» **EXERCISE REQUIREMENTS**
The listing must be reproduced in full, exactly as it stands.
┌──
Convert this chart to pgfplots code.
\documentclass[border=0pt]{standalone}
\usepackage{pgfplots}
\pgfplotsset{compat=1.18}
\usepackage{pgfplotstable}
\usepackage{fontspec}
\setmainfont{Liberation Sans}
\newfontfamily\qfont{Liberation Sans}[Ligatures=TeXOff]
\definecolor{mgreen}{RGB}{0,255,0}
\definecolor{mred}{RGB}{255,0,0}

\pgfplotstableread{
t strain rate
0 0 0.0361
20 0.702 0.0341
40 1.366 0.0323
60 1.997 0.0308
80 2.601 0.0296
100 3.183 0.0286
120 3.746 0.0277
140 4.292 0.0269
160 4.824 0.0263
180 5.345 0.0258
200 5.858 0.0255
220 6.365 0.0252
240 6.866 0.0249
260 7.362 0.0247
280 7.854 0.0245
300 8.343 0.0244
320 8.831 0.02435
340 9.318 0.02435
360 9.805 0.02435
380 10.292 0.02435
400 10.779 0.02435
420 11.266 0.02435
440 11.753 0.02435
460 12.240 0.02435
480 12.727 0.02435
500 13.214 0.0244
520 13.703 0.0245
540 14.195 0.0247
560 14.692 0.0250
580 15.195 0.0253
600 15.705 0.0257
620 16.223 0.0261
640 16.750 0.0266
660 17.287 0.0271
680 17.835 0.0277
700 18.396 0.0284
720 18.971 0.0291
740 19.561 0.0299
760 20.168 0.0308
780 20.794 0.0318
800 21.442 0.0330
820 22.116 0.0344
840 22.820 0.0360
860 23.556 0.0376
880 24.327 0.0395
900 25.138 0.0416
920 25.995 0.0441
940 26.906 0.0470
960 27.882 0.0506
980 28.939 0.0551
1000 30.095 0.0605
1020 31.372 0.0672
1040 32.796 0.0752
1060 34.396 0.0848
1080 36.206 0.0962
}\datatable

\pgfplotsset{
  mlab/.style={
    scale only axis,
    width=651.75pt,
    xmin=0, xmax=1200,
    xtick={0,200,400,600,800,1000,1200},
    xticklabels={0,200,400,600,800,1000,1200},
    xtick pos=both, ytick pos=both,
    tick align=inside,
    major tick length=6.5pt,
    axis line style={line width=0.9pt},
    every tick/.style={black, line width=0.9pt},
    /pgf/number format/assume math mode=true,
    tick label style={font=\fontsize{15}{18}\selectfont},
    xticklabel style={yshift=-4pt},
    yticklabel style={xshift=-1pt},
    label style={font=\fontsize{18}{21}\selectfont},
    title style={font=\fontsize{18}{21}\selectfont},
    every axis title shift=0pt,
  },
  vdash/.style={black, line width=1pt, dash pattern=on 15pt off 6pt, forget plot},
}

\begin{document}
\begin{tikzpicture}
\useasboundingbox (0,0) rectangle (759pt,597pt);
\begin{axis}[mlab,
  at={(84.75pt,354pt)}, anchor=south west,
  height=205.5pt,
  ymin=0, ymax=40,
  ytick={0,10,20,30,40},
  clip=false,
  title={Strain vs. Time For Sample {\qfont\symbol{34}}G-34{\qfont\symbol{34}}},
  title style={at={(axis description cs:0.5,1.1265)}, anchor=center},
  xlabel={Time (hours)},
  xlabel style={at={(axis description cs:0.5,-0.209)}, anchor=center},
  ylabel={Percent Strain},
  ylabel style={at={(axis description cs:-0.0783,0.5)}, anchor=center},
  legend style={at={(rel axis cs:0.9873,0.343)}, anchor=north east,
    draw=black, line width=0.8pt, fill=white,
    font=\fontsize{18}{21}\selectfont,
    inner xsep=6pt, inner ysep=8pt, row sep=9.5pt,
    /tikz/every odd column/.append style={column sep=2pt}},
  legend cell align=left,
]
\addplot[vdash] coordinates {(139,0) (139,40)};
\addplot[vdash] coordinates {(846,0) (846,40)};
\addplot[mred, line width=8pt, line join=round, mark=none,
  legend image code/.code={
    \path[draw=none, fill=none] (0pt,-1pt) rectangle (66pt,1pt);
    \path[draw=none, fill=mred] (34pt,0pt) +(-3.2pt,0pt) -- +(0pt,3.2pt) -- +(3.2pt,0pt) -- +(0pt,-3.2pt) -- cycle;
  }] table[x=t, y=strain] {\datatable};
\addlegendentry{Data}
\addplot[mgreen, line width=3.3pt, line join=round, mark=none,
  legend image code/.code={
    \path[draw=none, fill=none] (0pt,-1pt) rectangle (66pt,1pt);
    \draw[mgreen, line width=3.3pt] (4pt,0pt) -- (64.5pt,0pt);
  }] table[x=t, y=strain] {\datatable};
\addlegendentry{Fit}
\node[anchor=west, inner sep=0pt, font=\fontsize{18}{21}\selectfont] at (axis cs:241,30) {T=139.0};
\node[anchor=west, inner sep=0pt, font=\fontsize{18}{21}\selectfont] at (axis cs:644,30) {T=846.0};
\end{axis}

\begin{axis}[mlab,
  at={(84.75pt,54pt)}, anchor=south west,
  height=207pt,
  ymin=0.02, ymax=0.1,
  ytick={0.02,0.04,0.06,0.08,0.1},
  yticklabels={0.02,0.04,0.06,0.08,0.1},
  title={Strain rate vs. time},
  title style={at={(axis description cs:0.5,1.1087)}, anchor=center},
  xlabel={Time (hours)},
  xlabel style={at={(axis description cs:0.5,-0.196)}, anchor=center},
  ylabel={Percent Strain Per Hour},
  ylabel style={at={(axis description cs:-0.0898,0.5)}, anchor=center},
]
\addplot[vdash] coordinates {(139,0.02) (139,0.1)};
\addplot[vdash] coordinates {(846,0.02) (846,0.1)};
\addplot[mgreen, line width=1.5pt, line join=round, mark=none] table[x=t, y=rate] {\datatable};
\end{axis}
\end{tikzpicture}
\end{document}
└──
» **EXERCISE ANSWER**
Convert this chart to pgfplots code.
\documentclass[border=0pt]{standalone}
\usepackage{pgfplots}
\pgfplotsset{compat=1.18}
\usepackage{pgfplotstable}
\usepackage{fontspec}
\setmainfont{Liberation Sans}
\newfontfamily\qfont{Liberation Sans}[Ligatures=TeXOff]
\definecolor{mgreen}{RGB}{0,255,0}
\definecolor{mred}{RGB}{255,0,0}

\pgfplotstableread{
t strain rate
0 0 0.0361
20 0.702 0.0341
40 1.366 0.0323
60 1.997 0.0308
80 2.601 0.0296
100 3.183 0.0286
120 3.746 0.0277
140 4.292 0.0269
160 4.824 0.0263
180 5.345 0.0258
200 5.858 0.0255
220 6.365 0.0252
240 6.866 0.0249
260 7.362 0.0247
280 7.854 0.0245
300 8.343 0.0244
320 8.831 0.02435
340 9.318 0.02435
360 9.805 0.02435
380 10.292 0.02435
400 10.779 0.02435
420 11.266 0.02435
440 11.753 0.02435
460 12.240 0.02435
480 12.727 0.02435
500 13.214 0.0244
520 13.703 0.0245
540 14.195 0.0247
560 14.692 0.0250
580 15.195 0.0253
600 15.705 0.0257
620 16.223 0.0261
640 16.750 0.0266
660 17.287 0.0271
680 17.835 0.0277
700 18.396 0.0284
720 18.971 0.0291
740 19.561 0.0299
760 20.168 0.0308
780 20.794 0.0318
800 21.442 0.0330
820 22.116 0.0344
840 22.820 0.0360
860 23.556 0.0376
880 24.327 0.0395
900 25.138 0.0416
920 25.995 0.0441
940 26.906 0.0470
960 27.882 0.0506
980 28.939 0.0551
1000 30.095 0.0605
1020 31.372 0.0672
1040 32.796 0.0752
1060 34.396 0.0848
1080 36.206 0.0962
}\datatable

\pgfplotsset{
  mlab/.style={
    scale only axis,
    width=651.75pt,
    xmin=0, xmax=1200,
    xtick={0,200,400,600,800,1000,1200},
    xticklabels={0,200,400,600,800,1000,1200},
    xtick pos=both, ytick pos=both,
    tick align=inside,
    major tick length=6.5pt,
    axis line style={line width=0.9pt},
    every tick/.style={black, line width=0.9pt},
    /pgf/number format/assume math mode=true,
    tick label style={font=\fontsize{15}{18}\selectfont},
    xticklabel style={yshift=-4pt},
    yticklabel style={xshift=-1pt},
    label style={font=\fontsize{18}{21}\selectfont},
    title style={font=\fontsize{18}{21}\selectfont},
    every axis title shift=0pt,
  },
  vdash/.style={black, line width=1pt, dash pattern=on 15pt off 6pt, forget plot},
}

\begin{document}
\begin{tikzpicture}
\useasboundingbox (0,0) rectangle (759pt,597pt);
\begin{axis}[mlab,
  at={(84.75pt,354pt)}, anchor=south west,
  height=205.5pt,
  ymin=0, ymax=40,
  ytick={0,10,20,30,40},
  clip=false,
  title={Strain vs. Time For Sample {\qfont\symbol{34}}G-34{\qfont\symbol{34}}},
  title style={at={(axis description cs:0.5,1.1265)}, anchor=center},
  xlabel={Time (hours)},
  xlabel style={at={(axis description cs:0.5,-0.209)}, anchor=center},
  ylabel={Percent Strain},
  ylabel style={at={(axis description cs:-0.0783,0.5)}, anchor=center},
  legend style={at={(rel axis cs:0.9873,0.343)}, anchor=north east,
    draw=black, line width=0.8pt, fill=white,
    font=\fontsize{18}{21}\selectfont,
    inner xsep=6pt, inner ysep=8pt, row sep=9.5pt,
    /tikz/every odd column/.append style={column sep=2pt}},
  legend cell align=left,
]
\addplot[vdash] coordinates {(139,0) (139,40)};
\addplot[vdash] coordinates {(846,0) (846,40)};
\addplot[mred, line width=8pt, line join=round, mark=none,
  legend image code/.code={
    \path[draw=none, fill=none] (0pt,-1pt) rectangle (66pt,1pt);
    \path[draw=none, fill=mred] (34pt,0pt) +(-3.2pt,0pt) -- +(0pt,3.2pt) -- +(3.2pt,0pt) -- +(0pt,-3.2pt) -- cycle;
  }] table[x=t, y=strain] {\datatable};
\addlegendentry{Data}
\addplot[mgreen, line width=3.3pt, line join=round, mark=none,
  legend image code/.code={
    \path[draw=none, fill=none] (0pt,-1pt) rectangle (66pt,1pt);
    \draw[mgreen, line width=3.3pt] (4pt,0pt) -- (64.5pt,0pt);
  }] table[x=t, y=strain] {\datatable};
\addlegendentry{Fit}
\node[anchor=west, inner sep=0pt, font=\fontsize{18}{21}\selectfont] at (axis cs:241,30) {T=139.0};
\node[anchor=west, inner sep=0pt, font=\fontsize{18}{21}\selectfont] at (axis cs:644,30) {T=846.0};
\end{axis}

\begin{axis}[mlab,
  at={(84.75pt,54pt)}, anchor=south west,
  height=207pt,
  ymin=0.02, ymax=0.1,
  ytick={0.02,0.04,0.06,0.08,0.1},
  yticklabels={0.02,0.04,0.06,0.08,0.1},
  title={Strain rate vs. time},
  title style={at={(axis description cs:0.5,1.1087)}, anchor=center},
  xlabel={Time (hours)},
  xlabel style={at={(axis description cs:0.5,-0.196)}, anchor=center},
  ylabel={Percent Strain Per Hour},
  ylabel style={at={(axis description cs:-0.0898,0.5)}, anchor=center},
]
\addplot[vdash] coordinates {(139,0.02) (139,0.1)};
\addplot[vdash] coordinates {(846,0.02) (846,0.1)};
\addplot[mgreen, line width=1.5pt, line join=round, mark=none] table[x=t, y=rate] {\datatable};
\end{axis}
\end{tikzpicture}
\end{document}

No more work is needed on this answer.